Working as a law enforcement officer is one of the riskiest jobs that anyone could take up. Committing yourself to serve and protect your community against all that would threaten to harm the peace and the public is a noble task, but one that requires nerves of steel. People often assume that law officers are supposed to be big, strong men who can subdue a criminal through their machismo and strength—but that’s not the only thing they need. Police officers come across all sorts of problems, daily, that require them to use their brains more than their brawns.
Possessing emotional intelligence is a crucial part of becoming a successful law enforcement officer—a basic requirement that extends to all employees in law enforcement. Whether you’re working as a court officer or as a police officer, the fact that you’ll have numerous interactions with other people demands that you know how to approach each interaction.
What is Emotional Intelligence?
Emotional intelligence is quite a recent term that hadn’t been in much use outside of academic and healthcare circles for a long time after it was coined. Lately, with greater awareness considering the role emotional intelligence plays in everyday life, it’s come to light as a skill that no one should take lightly—especially law enforcement officers.
There are two basic aspects emotional intelligence:
- The ability to recognize, understand and manage our own emotions.
- The ability to recognize, understand and influence the emotions of others.
Right of the bat, it’s pretty easy to see why emotional intelligence might be important across a wide range of activities. Emotionally intelligent people are great at conflict resolution, rarely ever lose control over their emotions and always keep a cool head no matter what problems they come across. When you think of this in the context of law enforcement—a field that’s often violent, gruesome and tedious—having emotionally intelligent officers can significantly help the justice system.
Why is Emotional Intelligence Important in Enforcement
Emotional intelligence serves two purposes for law enforcement officers—it helps them serve the community better and helps them cope with the daily struggles of lives as officers. Police work isn’t easy—criminal investigations can turn ugly and the stress of constantly chasing down criminals takes a toll on everyone.
How Does Emotional Intelligence Help Officers Personally?
Suicide rates among police officers have some of the highest risks of suicides compared to all other occupations. This comes as no surprise considering the nature of the job and the sheer amount of effort involved in police work. The nature of the job requires law enforcement officers to deal with people who can commit the most awful of crimes, bring tedious concerns and even helping with disaster containment.
Witnessing these events unfolding in front of your eyes takes a toll on anyone’s psychological well-being—often turning into personal tragedies. Emotional intelligence can help law enforcement personnel cope with the psychological rigors of the job. The ability to recognize and process their emotions, knowing how it will affect their behavior and how to keep them in check creates a mental barrier against the more distasteful aspects of the job.

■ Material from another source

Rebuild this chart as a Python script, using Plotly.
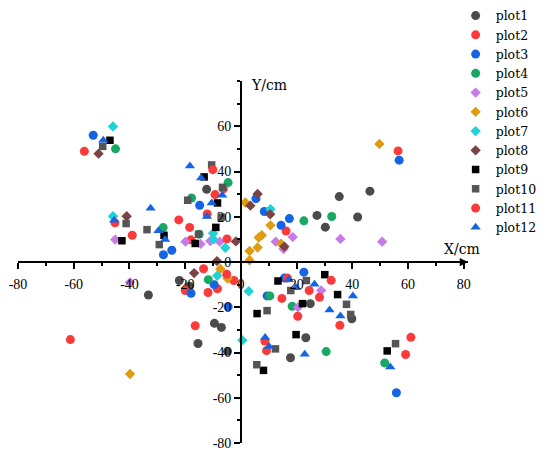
import plotly.graph_objects as go

# values (cm)
p1_x = [-12.3, 46.3, 35.3, 27.3, 30.3, 41.9, -33.2, -22.1, -18.5, -9.5, -7.0, -15.4, -4.8, 24.9, 39.8, 23.3, 17.8]
p1_y = [32.1, 31.3, 28.9, 20.6, 15.4, 19.9, -14.6, -8.2, -10.7, -27.1, -28.9, -36.0, -39.5, -18.4, -25.1, -33.5, -42.3]

p2_x = [-56.2, -45.2, -22.3, -17.9, -6.3, -12.1, 16.2, -20.0, -13.4, -8.4, -2.5, 14.7, 24.5, 20.4, 8.6, 61.0]
p2_y = [48.9, 17.3, 18.6, 9.8, 32.4, 21.2, 13.7, -12.6, -3.0, -11.8, -8.2, -16.1, -12.6, -24.0, -34.9, -33.3]

p3_x = [-53.0, 56.8, -27.8, -24.8, -14.8, 5.4, 8.4, 14.4, 17.4, -17.9, -9.6, -4.6, 22.6, 15.6, 9.4, 55.8]
p3_y = [56.0, 45.0, 3.2, 5.2, 25.1, 28.0, 22.3, 16.2, 19.2, -13.8, -10.0, -19.8, -4.5, -7.1, -15.0, -57.8]

p4_x = [-45.0, -27.9, -17.7, -15.0, -4.6, 22.6, 32.6, -11.7, 10.4, 18.4, 30.6, 51.6]
p4_y = [50.0, 15.2, 28.3, 12.3, 35.1, 18.2, 20.1, -7.8, -15.0, -19.6, -39.6, -44.6]

p5_x = [-45.1, -19.9, -14.5, -11.0, -7.6, 12.5, 15.3, 18.6, 35.7, 50.7, -39.8, 28.8, 20.5]
p5_y = [9.9, 9.0, 8.0, 9.3, 9.0, 9.0, 5.7, 11.0, 10.2, 9.0, -9.0, -12.6, -20.0]

p6_x = [49.7, 1.6, 10.6, 7.5, 6.4, 6.0, 3.1, 3.1, 14.4, -7.4, -4.8, -39.8]
p6_y = [52.2, 26.3, 16.2, 11.8, 10.8, 6.4, 4.9, 0.8, 8.1, -3.1, -7.3, -49.5]

p7_x = [-45.9, -45.9, -10.0, -9.8, -5.6, 10.6, -8.5, 2.8, 0.5]
p7_y = [59.9, 20.2, 12.7, 10.0, 6.3, 23.3, -6.1, -12.9, -34.6]

p8_x = [-51.1, -41.0, -1.8, -8.6, -16.8, 3.4, 6.0, 10.5, 15.6]
p8_y = [47.9, 20.2, 9.1, 0.4, -4.9, 24.9, 30.1, 21.1, 6.8]

p9_x = [-47.0, -42.7, -27.6, -16.4, -13.2, -8.4, -9.0, 13.3, 30.1, 5.8, 22.1, 34.7, 19.8, 8.1, 52.5]
p9_y = [53.8, 9.4, 11.8, 8.2, 37.6, 26.1, 15.3, -8.4, -5.6, -22.8, -18.4, -14.4, -32.1, -47.9, -39.3]

p10_x = [-49.6, -41.2, -33.7, -29.3, -19.1, -15.2, -10.5, -6.6, -7.1, 17.9, 23.5, 9.4, 37.9, 39.4, 12.4, 5.7, 55.5]
p10_y = [51.1, 17.0, 14.3, 7.7, 27.3, 12.3, 42.9, 33.0, 19.8, -12.6, -8.2, -21.5, -18.7, -23.2, -38.4, -45.4, -36.1]

p11_x = [56.4, -39.0, -18.4, -10.1, -9.3, -5.0, -61.2, -16.4, -11.8, -5.1, 16.7, 32.4, 28.2, 35.5, 9.2, 59.1]
p11_y = [49.1, 11.8, 15.3, 40.8, 29.8, 10.2, -34.3, -28.2, -13.5, -5.4, -7.1, -8.1, -15.6, -28.0, -39.2, -40.9]

p12_x = [-49.4, -45.5, -32.4, -29.6, -27.2, -18.3, -14.3, -10.5, -6.7, -12.2, 17.2, 19.8, 26.4, 40.2, 31.8, 35.7, 8.7, 10.1, 22.9, 53.6]
p12_y = [53.8, 18.4, 23.8, 13.8, 9.9, 42.4, 37.1, 26.1, 29.5, 20.1, -7.9, -11.4, -9.8, -15.0, -21.2, -23.9, -33.4, -37.3, -40.8, -46.4]

x_ticks = [-80, -60, -40, -20, 0, 20, 40, 60, 80]
y_ticks = [-80, -60, -40, -20, 0, 20, 40, 60]

series = [
    ("plot1", p1_x, p1_y, "circle", "#4b4b4b", 9),
    ("plot2", p2_x, p2_y, "circle", "#fb3b3b", 9),
    ("plot3", p3_x, p3_y, "circle", "#1464e4", 9),
    ("plot4", p4_x, p4_y, "circle", "#16a864", 9),
    ("plot5", p5_x, p5_y, "diamond", "#c77be8", 8),
    ("plot6", p6_x, p6_y, "diamond", "#de9c0e", 8),
    ("plot7", p7_x, p7_y, "diamond", "#20d2d6", 8),
    ("plot8", p8_x, p8_y, "diamond", "#7b4444", 8),
    ("plot9", p9_x, p9_y, "square", "#000000", 7.5),
    ("plot10", p10_x, p10_y, "square", "#555555", 7.5),
    ("plot11", p11_x, p11_y, "circle", "#fb3b3b", 9),
    ("plot12", p12_x, p12_y, "triangle-up", "#1464e4", 9),
]

fig = go.Figure()
for name, xs, ys, sym, col, sz in series:
    fig.add_trace(go.Scatter(x=xs, y=ys, mode="markers", name=name,
                             marker=dict(symbol=sym, color=col, size=sz, line=dict(width=0))))

tickfont = dict(family="Liberation Serif", size=14, color="black")

# the page body adds an 8px offset, so the figure is 8px smaller than the window
fig.update_layout(
    width=542, height=445,
    margin=dict(l=10.3, r=81.6, t=72.7, b=10.3, autoexpand=False),
    plot_bgcolor="white", paper_bgcolor="white",
    showlegend=True,
    legend=dict(x=0.9725, y=1.221, xanchor="left", yanchor="top", maxheight=400,
                font=dict(family="DejaVu Serif", size=12.5, color="black"),
                bgcolor="rgba(0,0,0,0)"),
    xaxis=dict(range=[-80, 81.5], anchor="free", position=0.5,
               showgrid=False, zeroline=False, automargin=False,
               showline=True, linecolor="black", linewidth=1.5,
               ticks="outside", ticklen=6, tickwidth=1.5, tickcolor="black",
               tickmode="array", tickvals=x_ticks, ticktext=[str(v) for v in x_ticks],
               tickfont=tickfont, ticklabelstandoff=3,
               minor=dict(tickmode="linear", tick0=0, dtick=10, ticks="outside",
                          ticklen=3.5, tickwidth=1.5, tickcolor="black")),
    yaxis=dict(range=[-80, 80], anchor="free", position=80 / 161.5,
               showgrid=False, zeroline=False, automargin=False,
               showline=True, linecolor="black", linewidth=1.5,
               ticks="outside", ticklen=6, tickwidth=1.5, tickcolor="black",
               tickmode="array", tickvals=y_ticks, ticktext=[str(v) for v in y_ticks],
               tickfont=tickfont,
               minor=dict(tickmode="linear", tick0=0, dtick=10, ticks="outside",
                          ticklen=3.5, tickwidth=1.5, tickcolor="black")),
    annotations=[
        # axis arrows
        dict(x=81.5, y=0, xref="x", yref="y", ax=-14, ay=0, text="", showarrow=True,
             arrowhead=2, arrowsize=1.1, arrowwidth=1.5, arrowcolor="black", standoff=0),
        dict(x=0, y=80.5, xref="x", yref="y", ax=0, ay=14, text="", showarrow=True,
             arrowhead=2, arrowsize=1.1, arrowwidth=1.5, arrowcolor="black", standoff=0),
        dict(x=79.5, y=5.9, xref="x", yref="y", text="X/cm", showarrow=False,
             xanchor="center", yanchor="middle",
             font=dict(family="DejaVu Serif", size=14, color="black")),
        dict(x=2.8, y=78.1, xref="x", yref="y", text="Y/cm", showarrow=False,
             xanchor="left", yanchor="middle",
             font=dict(family="DejaVu Serif", size=14, color="black")),
    ],
)

fig.write_html("out.html")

The Impact of Emotional Intelligence on Performance
By now, it’s safe to say that emotionally intelligent officers are much calmer and cool-headed compared those who might be lacking in the skill. If we take a closer look at the nature of the job, there are certain expectations of law enforcement officers, which can only be met if they understand their own and other’s emotions. Fundamentally, law enforcement personnel are a source of control within societies—they keep crime in check, resolve disagreements and ensure security throughout their communities.
A large part of the job involves guiding people through difficult times and constant interaction to resolve their problems. Emotionally intelligent individuals happen to be competent communicators, who are able to improve the outcomes of any interactions they might have. They do so without reverting to any form of violence or brute strength that might antagonize the person they’re interacting with. Officers who possess emotional intelligence can tell how people will react, understand their emotional state and can use this information to perform a better job.
Any officer who has these abilities has the potential to serve their communities in the best possible ways. Through their communication skills, sense of empathy and their calm demeanor, they can exert influence over people that can help create a better community. Whether it comes to interacting with criminals, victims or just helping someone out—an emotionally intelligent officer will always be more successful than one who is not.
Summing it up
Emotional intelligence is a basic skill that offers advantages across all occupations no matter what they are. When it comes to working in law enforcement, it becomes increasingly important because of the role law enforcement officers play in society. You, as an agent of the law are supposed to have a tight hold over any situation you’re presented with and navigate your way through complex human relationships to create the best possible outcomes. These things are only possible when you’ve worked on your emotional intelligence and can successfully use your skills to ensure swift delivery of justice.